Joseph Kabila vient de nommer un nouveau premier ministre comme le suggèrent les Accords de la Saint-Sylvestre. Il s’appelle Bruno Tshibala et ouvre grandement les bras à tous les Congolais dans l’optique de la résolution de la crise qui ébranle la République démocratique du Congo (RDC), depuis la fin, le 19 décembre 2016, du deuxième et dernier mandat de Kabila aux termes de la Constitution. Seulement, le geste de main-tendue du nouveau patron de l’exécutif risque d’être un coup d’épée dans l’eau. L’opposition à qui il est réellement destiné n’en fait pas grand cas. Les anti-Kabila maintiennent la grande manifestation qu’ils ont prévue ce lundi, pour maintenir la dynamique enclenchée et qui semble irréversible, tant que le fils de l’autre n’aura pas accepté de se plier aux conditions de cogestion du pays jusqu’à l’organisation des prochaines élections. Surfant sur le succès de la dernière journée ville morte qu’elle a initiée le lundi 3 avril dernier, et qui a paralysé Kinshasa et d’autres grandes villes comme Lubumbashi, le Rassemblement des forces acquises au changement n’en démord pas. Cette structure née autour de Etienne Tshisékédi dont la dépouille attend toujours rapatriement de Bruxelles vers Kin, reste convaincue que Kabila veut jouer sur la division au sein de l’opposition pour rester maître du jeu.

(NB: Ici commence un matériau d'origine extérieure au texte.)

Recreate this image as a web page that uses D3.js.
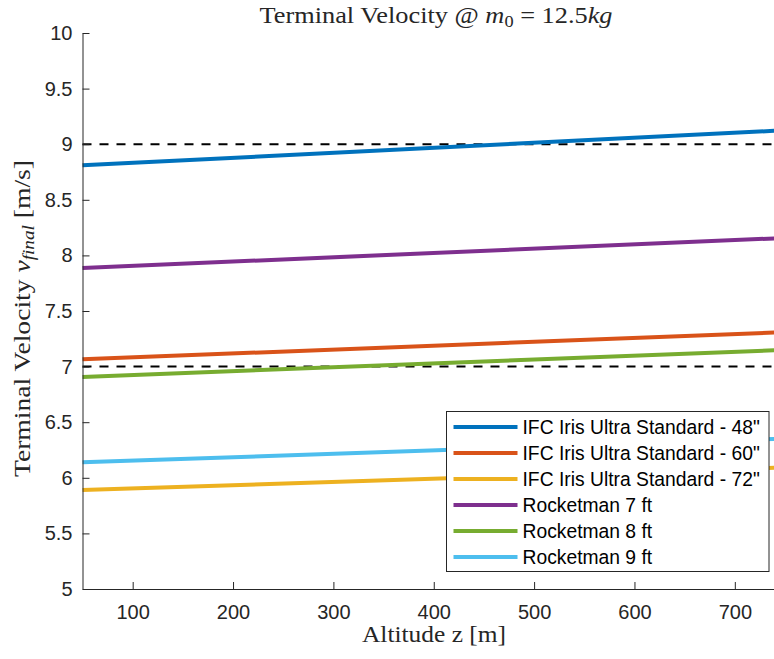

Difficile de donner tort aux opposants de Joseph Kabila, qui sont vent debout contre la nomination de ce premier ministre qui est visiblement l’un des atouts de l’homme fort de Kinshasa pour déjouer les plans de ses détracteurs et jouer les prolongations au gouvernail de la barque RDC, et plus si affinité. Tel ne serait pas le dessein de Joseph Kabila qu’il aurait nommé tout le monde sauf Bruno Tshibala à ce poste qui devrait revenir à l’opposition. Tshibala, le cheval de Troie de Kabila, qui a certes occupé des postes en vue dans l’opposition, lui-même revendiquant au passage 36 ans de lutte aux côtés du Sphinx de Limété, est n’est plus en odeur de sainteté auprès du Rassemblement, encore moins à l’Union pour la démocratie et le progrès (UDPS), dont il a été exclu. A quoi répond donc sa nomination si ce n’est encore l’une des mille et une ruses de guerre de Kabila pour faire échouer cet accord obtenu avec l’implication du clergé congolais déçu aujourd’hui des calculs intéressés et égoïstes des politiciens ? Du reste, les évêques qui assurent la médiation entre le pouvoir et l’opposition n’ont pas manqué de conclure à l’impasse politique, face aux postions de plus en plus tranchées des deux camps.
A qui profiterait le crime ? Sans aucun doute à Joseph Kabila qui brandirait l’argument du chaos et du non Etat pour espérer garder les rênes du pouvoir envers et contre tous ? Un raidissement sans concession de l’opposition ferait donc l’affaire de Joseph Kabila qui y trouverait l’aubaine rêvée pour assouvir sa soif inextinguible du pouvoir. Certes, le peuple congolais qui sera le plus gros perdant de ce deal entre politiciens habitués aux compromissions les plus basses, essaiera de faire entendre sa voix. Mais au prix de combien de sacrifices encore, Kabila et ses sbires étant prêts à tout pour faire durer le match ? Sous prétexte de protéger les institutions républicaines, l’armée sera mise à contribution par le pouvoir et bonjour les dégâts. La communauté internationale doit savoir qu’au-delà des condamnations timides et souvent calculées en fonction des intérêts de telle ou autre puissance, il urge de pousser les manettes, et les bonnes pour le respect de la constitution. N’en déplaise aux adeptes de la souveraineté de la RDC, ce vaste espace au sous-sol regorgeant de richesses naturelles inestimables et qui aiguise les convoitises.